Beda Sadar Bencana Antara Masyarakat Sekitar Gunung Sinabung dan Merapi Menurut Surono
Menurut Surono, kesadaran masyarakat tentang perilaku Sinabung lamban. Tidak cepat melenting seperti penduduk sekitar Merapi.
Editor: Agung Budi Santoso
TRIBUNNEWS.COM - Rambut acak-acakan yang sebagian besar putih seperti warna janggutnya lekat pada sosok Surono (60), yang populer ketika erupsi Gunung Merapi di akhir tahun 2010.
Obsesinya pada Merapi, didukung posisinya saat itu sebagai Kepala Pusat Vulkanologi dan Mitigasi Bencana Geologi Badan Geologi Kementerian ESDM, membuat namanya nyaris identik dengan Merapi. Belakangan orang memanggilnya Mbah Rono, setenar juru kunci Merapi Mbah Maridjan (almarhum).
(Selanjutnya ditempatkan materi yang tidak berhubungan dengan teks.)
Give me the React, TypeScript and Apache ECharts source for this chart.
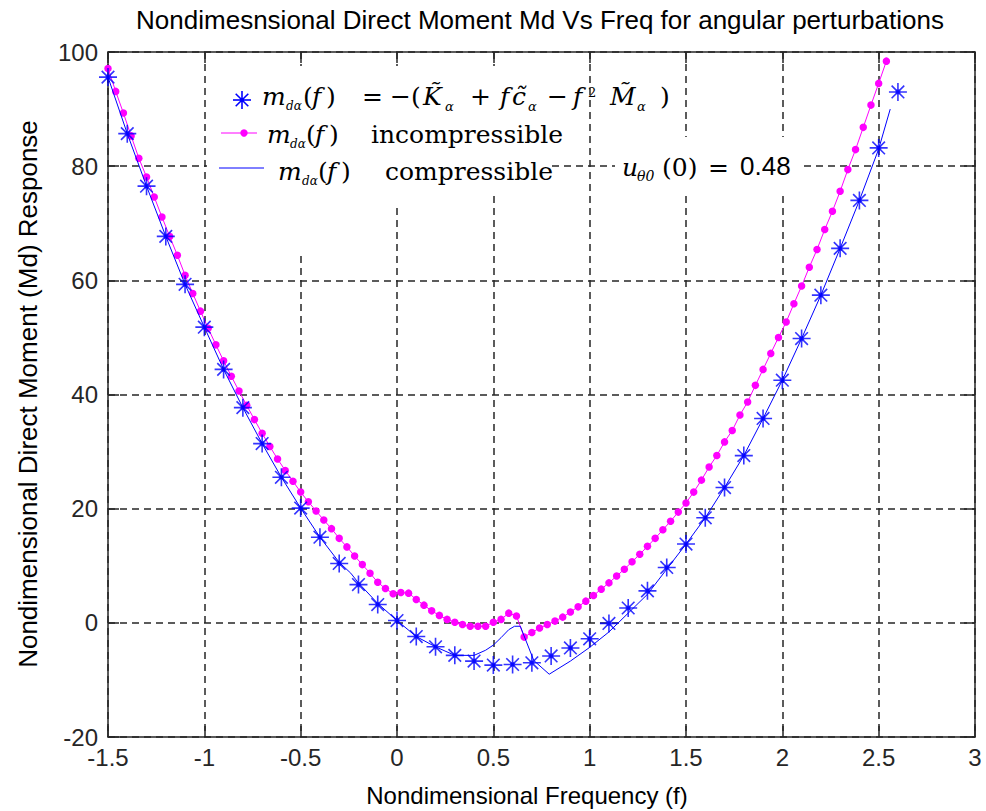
import React, { useEffect, useRef } from "react";
import * as echarts from "echarts";

// Blue asterisks: m_da(f) = -(K + f c - f^2 M)
const starF = [-1.5, -1.4, -1.3, -1.2, -1.1, -1.0, -0.9, -0.8, -0.7, -0.6, -0.5, -0.4, -0.3, -0.2, -0.1, 0.0, 0.1, 0.2, 0.3, 0.4, 0.5, 0.6, 0.7, 0.8, 0.9, 1.0, 1.1, 1.2, 1.3, 1.4, 1.5, 1.6, 1.7, 1.8, 1.9, 2.0, 2.1, 2.2, 2.3, 2.4, 2.5, 2.6];
const starM = [95.6, 85.7, 76.5, 67.7, 59.3, 51.8, 44.4, 37.7, 31.4, 25.5, 20.1, 15.0, 10.4, 6.7, 3.2, 0.4, -2.4, -4.2, -5.7, -6.7, -7.4, -7.3, -7.0, -5.8, -4.4, -2.8, -0.1, 2.6, 5.6, 9.7, 13.8, 18.4, 23.7, 29.3, 35.8, 42.5, 49.8, 57.4, 65.6, 74.0, 83.2, 93.0];

// Magenta: incompressible
const incF = [-1.5, -1.46, -1.42, -1.38, -1.34, -1.3, -1.26, -1.22, -1.18, -1.14, -1.1, -1.06, -1.02, -0.98, -0.94, -0.9, -0.86, -0.82, -0.78, -0.74, -0.7, -0.66, -0.62, -0.58, -0.54, -0.5, -0.46, -0.42, -0.38, -0.34, -0.3, -0.26, -0.22, -0.18, -0.14, -0.1, -0.06, -0.02, 0.02, 0.06, 0.1, 0.14, 0.18, 0.22, 0.26, 0.3, 0.34, 0.38, 0.42, 0.46, 0.5, 0.54, 0.58, 0.62, 0.66, 0.7, 0.74, 0.78, 0.82, 0.86, 0.9, 0.94, 0.98, 1.02, 1.06, 1.1, 1.14, 1.18, 1.22, 1.26, 1.3, 1.34, 1.38, 1.42, 1.46, 1.5, 1.54, 1.58, 1.62, 1.66, 1.7, 1.74, 1.78, 1.82, 1.86, 1.9, 1.94, 1.98, 2.02, 2.06, 2.1, 2.14, 2.18, 2.22, 2.26, 2.3, 2.34, 2.38, 2.42, 2.46, 2.5, 2.54];
const incM = [97.1, 93.1, 89.3, 85.3, 81.4, 78.1, 74.6, 71.1, 67.7, 64.4, 60.9, 57.7, 54.6, 51.6, 48.7, 45.9, 43.2, 40.6, 38.1, 35.6, 33.2, 30.9, 28.7, 26.7, 24.8, 22.9, 21.2, 19.6, 18.0, 16.5, 14.8, 13.3, 11.7, 10.2, 8.7, 7.1, 6.0, 5.1, 5.3, 5.2, 4.1, 3.1, 2.1, 1.3, 0.6, 0.1, -0.3, -0.6, -0.6, -0.6, 0.1, 0.6, 1.7, 1.2, -2.5, -1.7, -0.9, -0.3, 0.3, 1.0, 1.9, 2.8, 3.8, 4.8, 5.9, 7.0, 8.2, 9.4, 10.7, 12.0, 13.4, 14.8, 16.3, 17.8, 19.4, 21.0, 22.9, 25.0, 27.3, 29.3, 31.7, 33.7, 36.4, 38.7, 41.6, 44.4, 47.2, 50.0, 52.7, 55.9, 59.0, 62.3, 65.4, 68.9, 72.1, 75.6, 79.4, 82.9, 86.8, 90.7, 94.5, 98.4];

// Blue line: compressible
const compF = [-1.5, -1.4, -1.3, -1.2, -1.1, -1.0, -0.9, -0.8, -0.7, -0.6, -0.5, -0.4, -0.3, -0.24, -0.2, -0.1, 0.0, 0.1, 0.2, 0.3, 0.4, 0.46, 0.5, 0.54, 0.58, 0.61, 0.64, 0.71, 0.79, 0.9, 1.0, 1.1, 1.2, 1.3, 1.4, 1.5, 1.6, 1.7, 1.8, 1.9, 2.0, 2.1, 2.2, 2.3, 2.4, 2.5, 2.56];
const compM = [95.6, 85.7, 76.5, 67.7, 59.3, 51.8, 44.4, 37.7, 31.4, 25.5, 20.1, 15.0, 10.6, 8.7, 7.0, 3.4, 0.4, -2.4, -4.2, -5.7, -5.7, -4.8, -3.9, -2.6, -1.2, -0.6, -0.6, -6.6, -9.0, -6.7, -4.3, -1.6, 1.7, 5.0, 9.4, 13.8, 18.4, 23.7, 29.3, 35.8, 42.5, 49.8, 57.4, 65.6, 74.0, 83.0, 90.0];

const AX = "#262626";
const SANS = "Liberation Sans, Arial, sans-serif";
const SERIF = "DejaVu Serif, serif";

function txt(x: number, y: number, text: string, size: number, family: string, italic = false, align = "left", extra: any = {}) {
  return {
    type: "text",
    x,
    y,
    z: 10,
    ...extra,
    style: {
      text,
      fontSize: size,
      fontFamily: family,
      fontStyle: italic ? "italic" : "normal",
      fill: "#000",
      align,
      verticalAlign: "middle",
      textAlign: align,
      textVerticalAlign: "middle",
    },
  };
}

function whiteRect(x1: number, y1: number, x2: number, y2: number) {
  return { type: "rect", z: 5, shape: { x: x1, y: y1, width: x2 - x1, height: y2 - y1 }, style: { fill: "#fff" } };
}

export default function App() {
  const ref = useRef<HTMLDivElement>(null);
  useEffect(() => {
    document.body.style.margin = "0";
    const chart = echarts.init(ref.current!, null, { renderer: "svg" });
    const axisCommon = {
      type: "value",
      axisLine: { show: true, onZero: false, lineStyle: { color: AX, width: 1.5 } },
      axisTick: { show: true, inside: true, length: 11, lineStyle: { color: AX, width: 1.5 } },
    };
    const split = { show: true, lineStyle: { type: [7, 5], color: AX, width: 1.5 } };
    const starPath = "path://M0,-10L0,10M-10,0L10,0M-7,-7L7,7M-7,7L7,-7M-2,-2L2,-2L2,2L-2,2Z";
    const ly1 = 96, ly2 = 134, ly3 = 171;
    const option: any = {
      animation: false,
      backgroundColor: "#fff",
      grid: { left: 108, right: 11, top: 52, bottom: 74 },
      xAxis: [
        { ...axisCommon, min: -1.5, max: 3, interval: 0.5, position: "bottom",
          axisLabel: { fontFamily: SANS, fontSize: 24, color: AX, margin: 8 }, splitLine: split },
        { ...axisCommon, min: -1.5, max: 3, interval: 0.5, position: "top",
          axisLabel: { show: false }, splitLine: { show: false } },
      ],
      yAxis: [
        { ...axisCommon, min: -20, max: 100, interval: 20, position: "left",
          axisLabel: { fontFamily: SANS, fontSize: 24, color: AX, margin: 10 }, splitLine: split },
        { ...axisCommon, min: -20, max: 100, interval: 20, position: "right",
          axisLabel: { show: false }, splitLine: { show: false } },
      ],
      series: [
        {
          type: "line",
          name: "incompressible",
          data: incF.map((f, i) => [f, incM[i]]),
          symbol: "circle",
          symbolSize: 7.5,
          showAllSymbol: true,
          lineStyle: { color: "#ff00ff", width: 1 },
          itemStyle: { color: "#ff00ff" },
          z: 2,
        },
        {
          type: "line",
          name: "compressible",
          data: compF.map((f, i) => [f, compM[i]]),
          symbol: "none",
          lineStyle: { color: "#0000ff", width: 1 },
          z: 3,
        },
        {
          type: "scatter",
          name: "exact",
          data: starF.map((f, i) => [f, starM[i]]),
          symbol: starPath,
          symbolSize: 18,
          itemStyle: { color: "#0000ff", borderColor: "#0000ff", borderWidth: 1.6 },
          z: 4,
        },
      ],
      graphic: [
        whiteRect(207, 66, 552, 192),
        whiteRect(207, 192, 400, 203),
        whiteRect(207, 203, 310, 253),
        whiteRect(615, 137, 800, 192),
        // title & axis names
        txt(540, 20, "Nondimesnsional Direct Moment Md Vs Freq for angular perturbations", 26, SANS, false, "center"),
        txt(527, 795, "Nondimensional Frequency (f)", 24, SANS, false, "center"),
        txt(28, 394, "Nondimensional Direct Moment (Md) Response", 26, SANS, false, "center", { rotation: Math.PI / 2 }),
        // legend row 1 marker (asterisk)
        { type: "line", z: 10, shape: { x1: 233, y1: 100, x2: 251, y2: 100 }, style: { stroke: "#0000ff", lineWidth: 1.6 } },
        { type: "line", z: 10, shape: { x1: 242, y1: 91, x2: 242, y2: 109 }, style: { stroke: "#0000ff", lineWidth: 1.6 } },
        { type: "line", z: 10, shape: { x1: 235.7, y1: 93.7, x2: 248.3, y2: 106.3 }, style: { stroke: "#0000ff", lineWidth: 1.6 } },
        { type: "line", z: 10, shape: { x1: 235.7, y1: 106.3, x2: 248.3, y2: 93.7 }, style: { stroke: "#0000ff", lineWidth: 1.6 } },
        { type: "rect", z: 10, shape: { x: 240, y: 98, width: 4, height: 4 }, style: { fill: "#0000ff" } },
        // legend row 1 text
        txt(262, ly1, "m", 25, SERIF, true),
        txt(286, ly1 + 10, "dα", 12, SERIF, true),
        txt(303, ly1, "(", 25, SERIF),
        txt(312, ly1, "f", 25, SERIF, true),
        txt(326, ly1, ")", 25, SERIF),
        txt(362, ly1, "=", 25, SERIF),
        txt(390, ly1, "−(", 25, SERIF),
        txt(423, ly1, "K\u0303", 25, SERIF, true),
        txt(445, ly1 + 10, "α", 13, SERIF, true),
        txt(470, ly1, "+", 25, SERIF),
        txt(500, ly1, "f", 25, SERIF, true),
        txt(512, ly1, "c\u0303", 25, SERIF, true),
        txt(528, ly1 + 10, "α", 13, SERIF, true),
        txt(547, ly1, "−", 25, SERIF),
        txt(573, ly1, "f", 25, SERIF, true),
        txt(588, ly1 - 4, "2", 13, SERIF),
        txt(610, ly1, "M\u0303", 25, SERIF, true),
        txt(637, ly1 + 10, "α", 13, SERIF, true),
        txt(660, ly1, ")", 25, SERIF),
        // legend row 2
        { type: "line", z: 10, shape: { x1: 221, y1: 133, x2: 257, y2: 133 }, style: { stroke: "#ff00ff", lineWidth: 1 } },
        { type: "circle", z: 10, shape: { cx: 244, cy: 133, r: 3.7 }, style: { fill: "#ff00ff" } },
        txt(267, ly2, "m", 25, SERIF, true),
        txt(290, ly2 + 10, "dα", 12, SERIF, true),
        txt(306, ly2, "(", 25, SERIF),
        txt(315, ly2, "f", 25, SERIF, true),
        txt(329, ly2, ")", 25, SERIF),
        txt(371, ly2, "incompressible", 25, SERIF),
        // legend row 3
        { type: "line", z: 10, shape: { x1: 219, y1: 168, x2: 264, y2: 168 }, style: { stroke: "#0000ff", lineWidth: 1 } },
        txt(278, ly3, "m", 25, SERIF, true),
        txt(302, ly3 + 10, "dα", 12, SERIF, true),
        txt(318, ly3, "(", 25, SERIF),
        txt(327, ly3, "f", 25, SERIF, true),
        txt(341, ly3, ")", 25, SERIF),
        txt(385, ly3, "compressible", 25, SERIF),
        // annotation
        txt(622, 167, "u", 25, SERIF, true),
        txt(637, 176, "θ0", 14, SERIF, true),
        txt(662, 167, "(0)", 25, SERIF),
        txt(708, 167, "=", 25, SERIF),
        txt(740, 166, "0.48", 26, SANS),
      ],
    };
    chart.setOption(option);
    return () => chart.dispose();
  }, []);
  return <div ref={ref} style={{ width: 986, height: 811 }} />;
}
Tanpa rencana berjumpa di Yogyakarta, akhir pekan lalu, dia berkisah tentang tiga aras tugasnya, yaitu riset pengetahuan, publikasi, dan keselamatan jiwa. Yakin akan kemampuan ilmuwan kegunungapian Indonesia, Mbah Rono mengapresiasi meningkatnya kesadaran warga tentang posisinya tinggal di atas tungku api.
”Sinabung masih akan terus bergolak,” kata Surono. Repotnya, menurut ahli gunung api kelahiran Cilacap itu, kesadaran masyarakat tentang perilaku Sinabung lamban. Tidak cepat melenting seperti penduduk sekitar Merapi.
Bolak-balik ke Yogyakarta dari kantor sehari-harinya di Bandung, Surono lebih banyak berurusan dengan Merapi. Keahlian dan kecintaannya pada Merapi tidak kalah oleh cita-cita besar dan keyakinannya tentang mutu ilmuwan kegunungapian dalam negeri. Dengan 129 gunung api aktif, sangat wajar jika Indonesia jadi incaran para periset luar.
Di antara ratusan gunung api aktif itu, Surono mengingatkan soal potensi bencana Gunung Rinjani di Lombok. Semoga masyarakat tidak lupa dan siaga. (STS)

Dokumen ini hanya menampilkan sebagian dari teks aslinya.